Realizing that it is through our schools that we can best influence society, my motivation for serving on Casa’s Board changed from that of a mom wishing to support her kids’ environment to that of a citizen, attempting to make a difference. Though small, relatively speaking, it is important to ensure that a school of the quality of Casa Di Mir continues to educate the great citizens that I have seen graduate from here and thrive as young adults. I believe that Casa’s method of education can make a difference for our future society. The following information about education are points I’ve learned during my journey as Board member.

Conventional Education

The roots of today’s conventional education date back to the industrial era. Conventional schools are modeled on factories, as the birth of mass public schooling coincided with the “efficiency era” driven by industrialization. While they may be “efficient” in getting a lot of kids through a curriculum, they do have serious problems, because:

  • The approach assumes that one way fits all, but not all children are the same. Children who don’t conform to the standard who could be brilliant in their own way, feel incompetent or inept or bored
  • Societal needs have changed: nowadays we need individual initiative rather than blind obedience to the bells of a factory

Conventional education is based in part on the “Blank Slate Theory,” where the assumption is that children are empty vessels or blank slates ready to be filled (this is called the Lockean Model). The teacher is the dominant person in the classroom taking complete control and deciding what is right or wrong. Problems that I see with this are:

  • Children are not required and are in fact discouraged from taking their own initiative, often feeling at a loss when asked to solve a problem without a teacher giving specific instructions
  • Modern pedagogy, proven right by scientific research, indicates that active learning children do much better academically than passive learners

In conventional education, behaviorist methods are used to “fill the vessel.” To ensure that the material is memorized, children go through repetition and are externally rewarded or punished. Problems with this erroneous concept include:

  • Intrinsic joy of learning is ignored or even crushed, substituted by the joy of getting an external reward, or by the fear of being punished
  • Creativity is crushed – conforming to expectations is rewarded, thinking outside the box is not. Creativity can lead to “the wrong result”, which will lead to a low grade
  • Risk-taking is discouraged – mistakes are met with punishment often in the form of low grades which should be avoided at all costs
  • Often behaviorist methods create a negative environment where children dislike school due to fear of failure or pressure to get good grades. Studies have shown that students in happy or enjoyable environments learn more and better than those in difficult environments
  • Children who do not respond well to the established method of learning suffer a tremendous blow to their self-esteem. Brilliant people grow up thinking they are not very smart

Alternative Education

Constructivism is a theory of knowledge that argues that humans generate knowledge and meaning from an interaction between their experiences and their ideas. Pedagogies based on constructivism like the Montessori Method, suggest that the best way to learn is through a hands-on approach. Learners learn by experimentation and not by being told what will happen, and are left to make their own inferences, discoveries and conclusions.

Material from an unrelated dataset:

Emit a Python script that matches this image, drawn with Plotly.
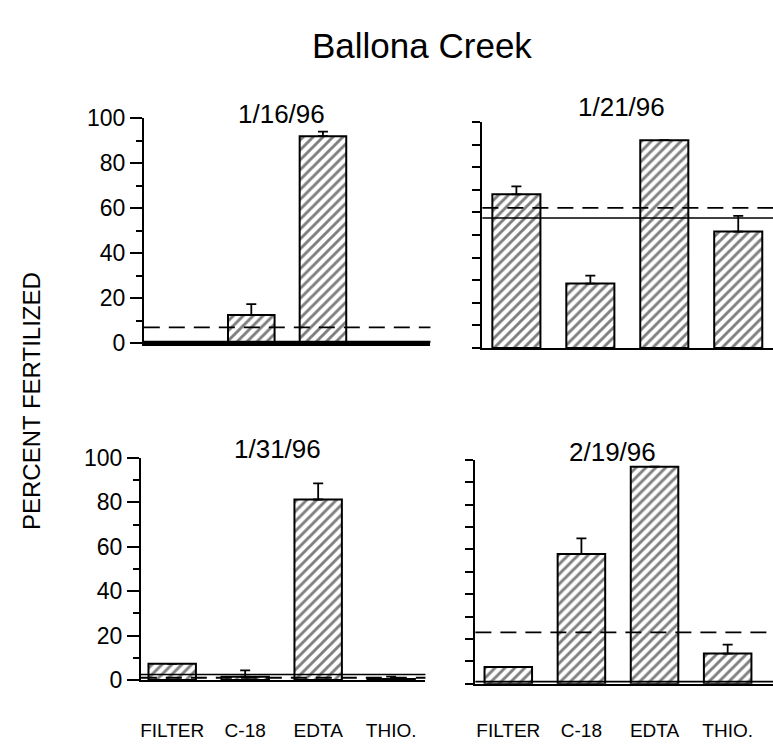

Casa is uniquely well-equipped to educate the whole child. We often mention a long list of qualities fostered by our school which include high academics, love of learning, strong leadership skills. While these are all true and important, at the top of my list is Casa’s ability to foster critical thinking in children.

At Casa, children are allowed to experience conflict, explore aggression, and understand empathy in a guided but not repressive way. The peace table is not just a tool to solve disagreements between kids. It is a life impacting learning experience that provides each child with knowledge that I’ll argue trumps any other.

The children can ask and answer questions that in conventional settings aren’t even considered: “What is happening to me and what is happening to the children around me? Why do I feel anger, why do I feel hurt? What are these impulses I feel and how do I cope with them?”

This knowledge builds mindfulness and self-awareness from the inside – a child begins to know and understand her own feelings, impulses, and self-regulation mechanisms. She develops a skill that can be applied in life, helping in the understanding of the world. These are skills that turn children into critical thinkers, outstanding citizens, individuals with great ability to enjoy life and to impact their environment.

The author and her daughters in 2017.

I have observed that Casa Alumni are resilient, critical thinkers who are eager to explore and maintain their love of learning in the larger world they’ve stepped into.

I’m very proud of the work that my colleagues on the Board are doing to support our beloved school, and look forward to seeing our new Strategic Plan implemented. I am confident in our new Board President, Jen Jobart, and her leadership skills. I am also filled with gratitude toward the Casa Community for all that it has meant for me and my family: friendships, support, and a happy, nurturing sense of “home” for my children.


Contributed by Alex Velasquez, Casa di Mir board member and past board president.